"I cannot live without books." -- Thomas Jefferson

Sunday, February 26, 2012

Richard Seaver's "The Tender Hour of Twilight"


Without a doubt Richard Seaver and his world (Barney Rosset, John Cadler, and for me, the Malcolm McLaren of publishers, Maurice Girodias) are the one's who inspired me to do my press TamTam Books.  Which in turns means that I have a small collection of books on these publishers that always looked at the big picture, and usually (and hysterically) fail in some form due to the devil details of publishing.  The release of the late Richard Seaver's memoir "The Tender Hour of Twilight" is a remarkable journey of American publishing at its best.  Taking chances and fighting the good fight for literature that needed support from the guys behind the writers.  Publisher's memoirs are usually like the great crime heist book.  You always get a set of interesting characters doing something impossible.  And publishing sometimes looks and reads like "Mission Impossible."

Seaver's book is in two parts.  His life as an magazine/literary editor and his first sighting of Samuel Beckett as well as with the wild man of alt-lit Alex Trocchi - his partner in crime at the time.  Its a very heady and beautiful portrait of Paris in the late 1950's and it has that romantic tinge that makes one want to re-live or re-imagine his life in the Left Bank.

The second part deals with his life at Grove Press - the revolutionary and super cool publishing house controlled by the late great Barney Rosset.  Here we have the relationship between the two guys plus people like Maurice Girodias, who is a great character in life and literature.  For those who consider themselves book nerds or anyone who is interested in the cultural history of publishing - Seaver's book is extremely important.  This is what one may call a keeper.

Charles Fourier's "The Hierarchies of Cuckoldry and Bankruptcy"
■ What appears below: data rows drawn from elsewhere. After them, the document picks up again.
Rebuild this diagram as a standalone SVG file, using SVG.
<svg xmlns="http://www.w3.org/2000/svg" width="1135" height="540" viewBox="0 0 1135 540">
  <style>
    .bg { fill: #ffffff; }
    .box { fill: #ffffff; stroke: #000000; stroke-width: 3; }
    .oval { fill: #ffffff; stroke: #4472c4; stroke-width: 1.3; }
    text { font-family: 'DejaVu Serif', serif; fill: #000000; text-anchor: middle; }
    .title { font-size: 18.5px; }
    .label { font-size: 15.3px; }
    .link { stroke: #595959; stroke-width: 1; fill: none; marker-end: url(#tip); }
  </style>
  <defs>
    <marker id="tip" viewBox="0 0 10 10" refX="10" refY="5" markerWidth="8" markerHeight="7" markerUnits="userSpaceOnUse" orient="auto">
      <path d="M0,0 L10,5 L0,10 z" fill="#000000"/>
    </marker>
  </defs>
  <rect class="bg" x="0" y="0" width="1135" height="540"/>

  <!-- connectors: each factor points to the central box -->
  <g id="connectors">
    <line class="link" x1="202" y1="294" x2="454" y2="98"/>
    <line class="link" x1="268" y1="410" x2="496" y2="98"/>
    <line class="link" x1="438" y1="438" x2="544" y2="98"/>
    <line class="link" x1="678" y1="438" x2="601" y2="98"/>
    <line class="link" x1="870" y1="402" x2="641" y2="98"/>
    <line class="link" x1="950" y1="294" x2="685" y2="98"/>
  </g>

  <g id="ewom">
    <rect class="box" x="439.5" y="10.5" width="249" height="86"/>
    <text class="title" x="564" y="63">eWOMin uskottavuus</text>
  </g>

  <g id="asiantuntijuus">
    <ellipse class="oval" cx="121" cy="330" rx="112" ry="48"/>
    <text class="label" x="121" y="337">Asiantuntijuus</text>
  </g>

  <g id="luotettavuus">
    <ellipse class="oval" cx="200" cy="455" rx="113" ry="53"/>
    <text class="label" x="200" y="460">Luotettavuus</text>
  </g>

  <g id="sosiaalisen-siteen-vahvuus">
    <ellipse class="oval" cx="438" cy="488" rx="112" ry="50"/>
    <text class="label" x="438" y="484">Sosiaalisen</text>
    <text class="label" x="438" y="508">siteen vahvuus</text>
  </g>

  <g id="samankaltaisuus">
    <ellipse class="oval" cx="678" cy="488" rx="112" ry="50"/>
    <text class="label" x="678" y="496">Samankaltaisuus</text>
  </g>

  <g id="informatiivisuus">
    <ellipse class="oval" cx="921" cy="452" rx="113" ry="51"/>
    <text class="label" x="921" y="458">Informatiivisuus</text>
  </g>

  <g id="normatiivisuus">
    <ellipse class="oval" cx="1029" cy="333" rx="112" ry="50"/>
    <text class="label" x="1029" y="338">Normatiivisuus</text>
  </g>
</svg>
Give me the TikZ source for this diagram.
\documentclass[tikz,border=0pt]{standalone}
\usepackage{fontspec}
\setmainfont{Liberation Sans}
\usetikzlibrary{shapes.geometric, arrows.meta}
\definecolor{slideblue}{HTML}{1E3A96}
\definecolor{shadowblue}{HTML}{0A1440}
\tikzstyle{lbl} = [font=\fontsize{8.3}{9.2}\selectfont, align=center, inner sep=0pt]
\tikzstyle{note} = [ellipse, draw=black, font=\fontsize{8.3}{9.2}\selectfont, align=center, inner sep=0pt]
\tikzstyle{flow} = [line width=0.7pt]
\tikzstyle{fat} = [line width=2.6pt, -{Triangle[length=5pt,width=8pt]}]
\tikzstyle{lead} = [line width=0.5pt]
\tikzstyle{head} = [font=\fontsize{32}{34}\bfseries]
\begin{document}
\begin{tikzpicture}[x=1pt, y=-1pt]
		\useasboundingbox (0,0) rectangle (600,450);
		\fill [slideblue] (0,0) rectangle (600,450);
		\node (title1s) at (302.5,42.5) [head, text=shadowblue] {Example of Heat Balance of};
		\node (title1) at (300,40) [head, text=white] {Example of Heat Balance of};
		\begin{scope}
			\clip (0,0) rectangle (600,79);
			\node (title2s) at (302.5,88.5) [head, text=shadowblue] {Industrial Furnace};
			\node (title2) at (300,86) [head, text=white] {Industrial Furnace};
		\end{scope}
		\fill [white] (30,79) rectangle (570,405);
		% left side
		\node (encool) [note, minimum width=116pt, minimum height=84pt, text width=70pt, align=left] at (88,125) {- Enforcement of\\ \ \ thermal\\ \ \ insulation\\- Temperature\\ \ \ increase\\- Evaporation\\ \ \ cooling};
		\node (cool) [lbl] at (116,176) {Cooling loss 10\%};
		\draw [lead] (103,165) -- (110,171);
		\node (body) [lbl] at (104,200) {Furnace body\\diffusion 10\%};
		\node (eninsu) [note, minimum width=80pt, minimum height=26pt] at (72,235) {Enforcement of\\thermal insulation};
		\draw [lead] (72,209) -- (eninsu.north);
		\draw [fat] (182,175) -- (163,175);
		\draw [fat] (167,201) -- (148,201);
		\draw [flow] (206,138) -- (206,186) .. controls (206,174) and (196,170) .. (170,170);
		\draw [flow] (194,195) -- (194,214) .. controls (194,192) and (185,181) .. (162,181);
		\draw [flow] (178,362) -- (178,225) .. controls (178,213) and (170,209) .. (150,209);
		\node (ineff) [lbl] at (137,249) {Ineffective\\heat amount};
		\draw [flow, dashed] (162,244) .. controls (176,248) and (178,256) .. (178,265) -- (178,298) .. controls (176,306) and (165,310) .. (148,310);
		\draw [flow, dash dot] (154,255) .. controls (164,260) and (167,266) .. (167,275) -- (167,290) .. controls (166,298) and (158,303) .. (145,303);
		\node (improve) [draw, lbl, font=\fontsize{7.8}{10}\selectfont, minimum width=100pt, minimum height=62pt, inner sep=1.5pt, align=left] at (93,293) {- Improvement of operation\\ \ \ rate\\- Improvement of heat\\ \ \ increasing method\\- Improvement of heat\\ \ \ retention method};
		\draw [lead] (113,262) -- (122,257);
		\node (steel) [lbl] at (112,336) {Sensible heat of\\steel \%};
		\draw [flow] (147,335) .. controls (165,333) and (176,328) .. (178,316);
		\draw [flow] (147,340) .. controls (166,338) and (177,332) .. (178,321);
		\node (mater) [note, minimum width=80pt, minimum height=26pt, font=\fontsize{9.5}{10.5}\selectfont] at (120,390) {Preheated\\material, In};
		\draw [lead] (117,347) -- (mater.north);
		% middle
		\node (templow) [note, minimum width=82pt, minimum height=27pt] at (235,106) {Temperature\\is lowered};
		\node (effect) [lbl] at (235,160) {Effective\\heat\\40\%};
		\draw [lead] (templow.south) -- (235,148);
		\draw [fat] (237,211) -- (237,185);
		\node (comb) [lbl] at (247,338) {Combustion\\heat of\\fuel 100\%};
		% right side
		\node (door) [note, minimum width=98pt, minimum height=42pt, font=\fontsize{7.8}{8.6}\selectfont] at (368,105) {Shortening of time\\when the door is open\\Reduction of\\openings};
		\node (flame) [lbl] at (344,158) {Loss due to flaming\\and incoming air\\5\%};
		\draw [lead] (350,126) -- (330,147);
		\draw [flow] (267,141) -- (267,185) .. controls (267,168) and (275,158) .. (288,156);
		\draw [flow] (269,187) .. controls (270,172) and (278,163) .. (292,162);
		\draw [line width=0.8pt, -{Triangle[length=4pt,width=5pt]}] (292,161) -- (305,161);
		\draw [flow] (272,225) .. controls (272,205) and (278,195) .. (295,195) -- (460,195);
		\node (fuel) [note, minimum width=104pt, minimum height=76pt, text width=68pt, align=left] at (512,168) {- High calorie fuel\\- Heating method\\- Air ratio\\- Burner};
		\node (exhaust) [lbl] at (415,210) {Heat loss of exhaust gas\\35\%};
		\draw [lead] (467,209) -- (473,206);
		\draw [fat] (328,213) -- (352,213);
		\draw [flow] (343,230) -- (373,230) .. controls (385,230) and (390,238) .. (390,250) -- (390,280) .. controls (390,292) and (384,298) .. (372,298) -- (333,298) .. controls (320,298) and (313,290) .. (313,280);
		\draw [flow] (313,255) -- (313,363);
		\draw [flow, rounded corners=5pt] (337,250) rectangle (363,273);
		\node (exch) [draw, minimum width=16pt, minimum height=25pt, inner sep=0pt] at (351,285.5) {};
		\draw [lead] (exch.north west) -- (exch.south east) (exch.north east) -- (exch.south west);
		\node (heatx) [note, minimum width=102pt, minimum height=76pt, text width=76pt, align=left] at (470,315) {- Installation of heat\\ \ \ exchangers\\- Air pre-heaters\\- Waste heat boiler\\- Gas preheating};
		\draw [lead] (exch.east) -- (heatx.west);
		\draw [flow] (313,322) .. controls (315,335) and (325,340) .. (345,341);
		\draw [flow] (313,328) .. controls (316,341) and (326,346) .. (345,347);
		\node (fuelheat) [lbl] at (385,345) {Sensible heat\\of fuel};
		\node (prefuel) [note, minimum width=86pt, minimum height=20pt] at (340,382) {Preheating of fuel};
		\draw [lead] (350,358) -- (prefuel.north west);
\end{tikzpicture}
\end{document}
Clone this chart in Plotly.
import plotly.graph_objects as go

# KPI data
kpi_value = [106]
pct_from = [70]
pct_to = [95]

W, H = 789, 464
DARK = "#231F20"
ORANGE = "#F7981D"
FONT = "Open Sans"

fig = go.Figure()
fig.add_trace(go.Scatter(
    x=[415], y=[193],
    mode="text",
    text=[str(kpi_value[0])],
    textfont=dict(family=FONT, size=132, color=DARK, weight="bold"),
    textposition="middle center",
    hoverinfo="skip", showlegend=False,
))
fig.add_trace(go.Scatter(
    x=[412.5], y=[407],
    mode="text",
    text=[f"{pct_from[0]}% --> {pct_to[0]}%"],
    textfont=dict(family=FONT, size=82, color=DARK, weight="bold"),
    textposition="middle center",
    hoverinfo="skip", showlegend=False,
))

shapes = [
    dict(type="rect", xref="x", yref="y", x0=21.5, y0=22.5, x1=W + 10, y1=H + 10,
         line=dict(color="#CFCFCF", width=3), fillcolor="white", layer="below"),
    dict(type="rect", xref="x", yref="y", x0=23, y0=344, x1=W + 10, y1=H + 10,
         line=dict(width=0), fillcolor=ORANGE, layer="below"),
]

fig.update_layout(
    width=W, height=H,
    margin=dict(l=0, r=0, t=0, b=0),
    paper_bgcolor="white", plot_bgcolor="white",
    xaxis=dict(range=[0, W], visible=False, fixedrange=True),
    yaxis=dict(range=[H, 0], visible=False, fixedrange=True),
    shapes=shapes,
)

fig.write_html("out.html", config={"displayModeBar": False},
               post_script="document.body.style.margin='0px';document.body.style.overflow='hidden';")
This can be a handy handbook for those who are into the Occupy movement as well as being a jealous lover.  Two subject matters all in one volume.  Or maybe they're related to each other?  Nevertheless Charles Fourier (1772-1837) was a philosopher who had a deep interest and concern for Society of his time and age.  And of course, none of this have been dated at all.   "Cuckoldry" and "bankruptcy" is both an unfaithful wife and economy.  The two roads to ruin!  

Fourier was much admired by Marx, Barthes, Walter Benjamin, The Situationists, and The Surrealists - and one can see why.  Fourier has a very dry wit, and he also has a clear headed view on the culture of marriage and banking.  The one big sour note in this book is that he wasn't much of a fan of the Jews.  Because Jews were the bankers, blah blah.  But still, don't throw the bath water out of the tub, or whatever that saying is.  Wakefield Press, the publisher, is a remarkable press.   Their books are small, but large in importance.  I would buy their publications blindly.    Please look over their site at http://wakefieldpress.com/index.html


Friday, February 3, 2012

"Adrift in Soho" by Colin Wilson

About three years before Swinging London hit the headlines, Colin Wilson of "Outsider" fame was writing about the down and out (and in) Soho.  This was Wilson's second novel which reads like a memoir, and is a really beautiful snapshot of boho London before it was defined by the popular media of the time.  For some life was very causal, and for the hardcore Soho citizen a way of life that totally ignore the mainstream view of life.  Colin Wilson always struck me as a romantic, but in a very good way.  And this is a very solid and a very quick read into the world of Soho, London and its citizens.  And like any good book on London, the city becomes a character in the story.  The edition I read is New London Editions and it promises to be an important press.

Wednesday, February 1, 2012

An Open Love Letter to Aleksandar Hemon


Dear Mr. Hemon,

I've gone to bed with you every night for months (first there was The Lazarus Project, then The Question of Bruno, now Nowhere Man) and subsequently, I suffer from the delusion, shared by people in love, that I will never find anyone else who makes me feel the way that you do -- no one whose prose satisfies me the way that your prose satisfies me. I have felt this way before, and when it ends, as it must, there are always a few unsuccessful liaisons (very nice books, but) before I find some new author to be faithful to, for at least as long as their novels last. I am sure that you will make other readers very happy, and I am only jealous of their ignorance of you, the pleasure of opening you for the first time.

At least, there is comfort in the knowledge that I can return to you, in a few years, when I am older and perhaps wiser. Rereading your body of work with my new hypothetical wisdom, I may grow to feel that my previous affection was merely childish infatuation compared to the depth of feeling that suffuses me in this hypothetical future. Still, in the midst of a passionate one-sided literary affair, I find it hard to imagine it ending. To clumsily paraphrase you, you are like everybody else because there is no one like you.